Wednesday, April 11, 2007

Josh Bell plays for pennies

A couple of days ago I read this article about Josh Bell busking at one of the subway stations in Washington DC. There has been a lot of buzz about this. He played and made a paltry $35. But more than that barely anyone even noticed this violin virtuoso playing Bach. A lot of people are reading into this as a sign that people are uneducated about classical music (well that's true...), can't hear greatness or are just too involved with their busy lives to notice great art before them.

Then I read this response by a street musician from New York and went ah ha. It is complicated when you take great art - be it aural or visual - and put it in a different context. Great street musicians are great at playing for their audience. They also have to be great musicians but they need to have the skills to interact with their environment. As someone said of Josh Bell, if he was a good busker he would have chosen the correct time to play when people weren't rushing to get to work and by doing so would be respecting his audience.

I also liked hearing that busking made Josh nervous.

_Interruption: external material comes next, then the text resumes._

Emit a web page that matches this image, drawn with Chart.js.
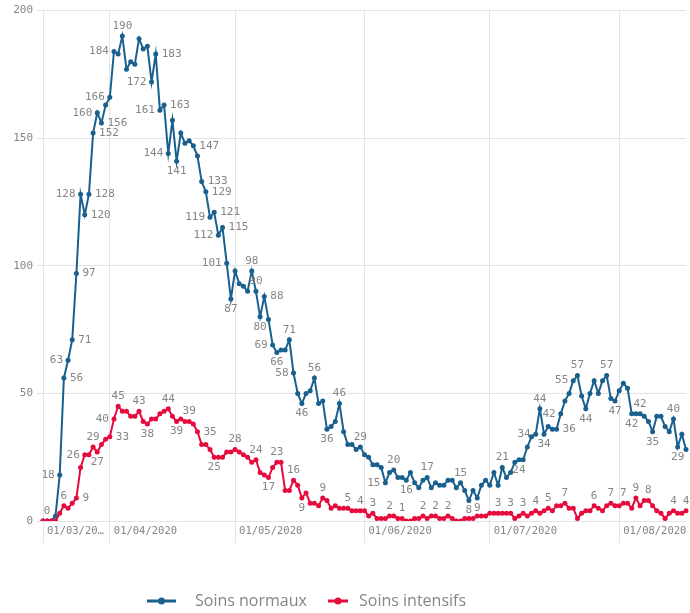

Playing for people that had not already bought a ticket to hear him meant he had to validate himself with his playing and that made him nervous. Maybe its just me but playing to the expectations of people who have paid a lot to hear me would freak me out way more.

By the way Josh played the Mendelssohn violin concerto this past Fall with the Louisiana Philharmonic Orchestra at Tulane. He played for a tiny fraction of his regular fee as a way to give back to this city and its orchestra.


Cursed Tea said...

Just found the above post - Naked Cowboy does better than Josh!!

ashley said...

That busking thing does make sense.

Just as NOLA is blessed with a plethora of talented trumpeters, I'd rather hear Kermit, who is probably not as much a virtuoso as Irvin, Wynton, Shorty, or Terence, because Kermit can play the crowd.

Go figure.

That may also explain why Evelyn Glennie outdraws Leigh Howard Stevens.